One for which there is empirical evidence to dispute your expectation that such a thing cannot happen. You have been trying very hard for years to argue that JAIC reached for explanations you consider to be farfetched, and therefore that they investigated the accident only pretextually, and therefore that all your conspiracy-mongering is warranted as some kind of virtuous correction. The "one or two strong wave" straw man is one of those explanations. The unbreakable upper deck window straw man is another. You can't appreciate the prospect that all these are "problems" only because the expectations you are measuring against are things you just made up. You are not competent in the fields pertaining to the investigation of shipping accidents. Your judgment—while I'm sure you believe it to be very clever—is just ignorance.
I did not say 'it could not happen'. You just made that up.
 
I have posted that video of the ferry window breaking a number of times.

Water hitting is not the same as spray or wind.
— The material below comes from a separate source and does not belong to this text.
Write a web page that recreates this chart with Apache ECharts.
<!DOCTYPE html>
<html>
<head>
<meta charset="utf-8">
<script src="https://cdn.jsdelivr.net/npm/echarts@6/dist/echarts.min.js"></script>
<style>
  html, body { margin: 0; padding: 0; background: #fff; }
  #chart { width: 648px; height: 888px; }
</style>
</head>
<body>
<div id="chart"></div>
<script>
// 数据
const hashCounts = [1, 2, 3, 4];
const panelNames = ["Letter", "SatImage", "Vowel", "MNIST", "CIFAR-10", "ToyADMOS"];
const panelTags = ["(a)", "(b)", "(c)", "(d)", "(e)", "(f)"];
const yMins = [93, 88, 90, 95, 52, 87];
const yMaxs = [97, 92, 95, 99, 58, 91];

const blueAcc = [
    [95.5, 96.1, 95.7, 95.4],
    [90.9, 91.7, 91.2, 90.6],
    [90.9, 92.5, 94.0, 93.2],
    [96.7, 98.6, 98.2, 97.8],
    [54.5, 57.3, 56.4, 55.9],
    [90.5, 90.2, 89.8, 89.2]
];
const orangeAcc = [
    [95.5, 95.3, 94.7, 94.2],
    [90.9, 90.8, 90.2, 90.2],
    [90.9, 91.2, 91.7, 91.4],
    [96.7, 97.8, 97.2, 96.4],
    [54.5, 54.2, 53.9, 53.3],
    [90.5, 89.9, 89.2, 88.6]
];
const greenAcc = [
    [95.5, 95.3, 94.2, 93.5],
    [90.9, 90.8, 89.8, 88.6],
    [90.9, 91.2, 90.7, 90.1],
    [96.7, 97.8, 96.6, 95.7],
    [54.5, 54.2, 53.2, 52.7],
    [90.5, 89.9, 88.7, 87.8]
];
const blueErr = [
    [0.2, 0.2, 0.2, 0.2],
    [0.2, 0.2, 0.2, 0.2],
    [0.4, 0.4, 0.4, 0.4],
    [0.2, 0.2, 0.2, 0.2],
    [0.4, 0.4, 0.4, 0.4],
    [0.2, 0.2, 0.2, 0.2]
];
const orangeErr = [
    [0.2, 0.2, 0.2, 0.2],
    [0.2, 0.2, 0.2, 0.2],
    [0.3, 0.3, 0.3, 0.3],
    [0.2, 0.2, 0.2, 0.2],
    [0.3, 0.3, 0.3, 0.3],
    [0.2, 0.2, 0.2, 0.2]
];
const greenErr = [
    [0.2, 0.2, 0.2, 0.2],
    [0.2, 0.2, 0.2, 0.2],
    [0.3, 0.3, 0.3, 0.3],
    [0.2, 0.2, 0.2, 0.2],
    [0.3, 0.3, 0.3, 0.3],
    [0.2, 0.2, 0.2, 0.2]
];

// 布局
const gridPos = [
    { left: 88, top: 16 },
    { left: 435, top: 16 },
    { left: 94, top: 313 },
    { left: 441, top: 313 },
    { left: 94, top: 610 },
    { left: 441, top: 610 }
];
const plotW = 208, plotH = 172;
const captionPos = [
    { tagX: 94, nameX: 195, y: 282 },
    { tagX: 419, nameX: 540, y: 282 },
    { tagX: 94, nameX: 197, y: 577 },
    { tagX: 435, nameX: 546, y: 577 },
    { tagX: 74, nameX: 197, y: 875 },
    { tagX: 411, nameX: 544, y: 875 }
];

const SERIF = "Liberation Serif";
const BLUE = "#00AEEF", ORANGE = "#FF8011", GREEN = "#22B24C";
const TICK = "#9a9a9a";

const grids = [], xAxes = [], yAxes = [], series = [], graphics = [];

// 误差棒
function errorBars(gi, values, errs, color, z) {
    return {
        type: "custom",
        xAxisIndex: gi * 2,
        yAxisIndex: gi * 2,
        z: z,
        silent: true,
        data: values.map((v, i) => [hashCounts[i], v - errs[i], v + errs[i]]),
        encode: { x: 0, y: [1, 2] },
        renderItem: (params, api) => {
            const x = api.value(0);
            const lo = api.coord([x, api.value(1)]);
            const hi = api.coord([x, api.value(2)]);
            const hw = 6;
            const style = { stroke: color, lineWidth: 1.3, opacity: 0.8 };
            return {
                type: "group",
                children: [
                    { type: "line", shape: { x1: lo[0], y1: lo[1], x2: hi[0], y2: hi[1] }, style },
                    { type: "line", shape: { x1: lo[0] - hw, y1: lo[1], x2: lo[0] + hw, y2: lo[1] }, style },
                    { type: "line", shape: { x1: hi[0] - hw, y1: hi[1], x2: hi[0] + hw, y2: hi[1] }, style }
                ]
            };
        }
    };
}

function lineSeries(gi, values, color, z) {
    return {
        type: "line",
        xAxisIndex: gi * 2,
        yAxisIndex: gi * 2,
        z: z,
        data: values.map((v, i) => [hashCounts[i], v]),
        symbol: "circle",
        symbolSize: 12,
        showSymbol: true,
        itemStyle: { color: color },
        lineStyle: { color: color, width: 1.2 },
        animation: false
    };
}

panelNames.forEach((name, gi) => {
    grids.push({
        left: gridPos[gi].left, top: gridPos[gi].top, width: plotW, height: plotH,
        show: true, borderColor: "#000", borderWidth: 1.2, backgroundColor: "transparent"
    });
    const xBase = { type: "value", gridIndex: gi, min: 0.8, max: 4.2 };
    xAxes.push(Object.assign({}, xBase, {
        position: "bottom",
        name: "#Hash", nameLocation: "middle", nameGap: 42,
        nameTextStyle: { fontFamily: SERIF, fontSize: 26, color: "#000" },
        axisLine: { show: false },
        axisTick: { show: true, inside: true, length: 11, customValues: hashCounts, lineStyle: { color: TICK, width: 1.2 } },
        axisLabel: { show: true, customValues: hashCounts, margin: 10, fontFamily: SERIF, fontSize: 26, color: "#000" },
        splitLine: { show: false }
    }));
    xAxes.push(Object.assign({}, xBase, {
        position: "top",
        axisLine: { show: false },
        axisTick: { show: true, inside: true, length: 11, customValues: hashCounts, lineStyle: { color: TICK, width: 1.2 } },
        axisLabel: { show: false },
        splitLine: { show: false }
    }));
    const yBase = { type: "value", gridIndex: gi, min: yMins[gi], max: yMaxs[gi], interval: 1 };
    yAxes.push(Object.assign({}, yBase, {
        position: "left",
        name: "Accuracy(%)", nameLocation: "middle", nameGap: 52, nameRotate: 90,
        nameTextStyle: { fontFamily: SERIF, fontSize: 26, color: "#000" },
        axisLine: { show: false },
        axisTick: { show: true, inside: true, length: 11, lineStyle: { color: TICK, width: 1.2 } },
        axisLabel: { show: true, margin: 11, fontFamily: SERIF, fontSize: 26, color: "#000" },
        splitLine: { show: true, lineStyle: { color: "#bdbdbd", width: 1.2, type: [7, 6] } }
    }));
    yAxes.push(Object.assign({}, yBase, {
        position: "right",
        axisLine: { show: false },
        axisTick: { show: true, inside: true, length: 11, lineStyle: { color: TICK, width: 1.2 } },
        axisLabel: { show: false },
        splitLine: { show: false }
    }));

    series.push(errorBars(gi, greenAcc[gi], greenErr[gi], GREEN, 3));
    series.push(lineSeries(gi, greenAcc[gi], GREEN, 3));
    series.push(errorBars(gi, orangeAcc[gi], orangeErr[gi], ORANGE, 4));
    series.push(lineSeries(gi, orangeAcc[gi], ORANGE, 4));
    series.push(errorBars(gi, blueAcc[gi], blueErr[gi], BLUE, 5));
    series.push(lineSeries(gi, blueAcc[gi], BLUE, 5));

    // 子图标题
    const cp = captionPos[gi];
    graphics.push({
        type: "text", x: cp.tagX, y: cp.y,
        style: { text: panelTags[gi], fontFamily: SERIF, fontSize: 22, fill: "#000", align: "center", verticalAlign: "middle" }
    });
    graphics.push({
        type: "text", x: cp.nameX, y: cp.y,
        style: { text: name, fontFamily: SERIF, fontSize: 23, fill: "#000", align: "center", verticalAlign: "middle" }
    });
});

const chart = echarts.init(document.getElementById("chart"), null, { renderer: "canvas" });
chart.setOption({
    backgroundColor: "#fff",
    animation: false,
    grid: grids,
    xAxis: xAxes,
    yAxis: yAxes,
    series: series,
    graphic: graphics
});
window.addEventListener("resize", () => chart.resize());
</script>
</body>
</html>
A full wave hits like a hammer.
Nobody says it could never happen. What is required is a demonstration based on the actual MS Estonia specs that this did happen. A practical proof, not a theory.
 
What is hilarious that some seem to think that waves won't break glass- when waves can literally buckle steel plating on the hulls...

It wasn't uncommon to see trawlers around the town I grew up in with hull damage from large waves, where you could see the outline of the hulls frames beneath the steel from wave impact...
And that was usually steel 5mm or more in thickness
 
Your argument is clearly predicated on the notion that waves breaking windows on ships is sufficiently improbable that JAIC is irresponsible to have suggested it.
That is not correct. It is one of the criticisms levelled at the JAIC by experts sceptical that the cause of the accident was proven to have happened as it claimed.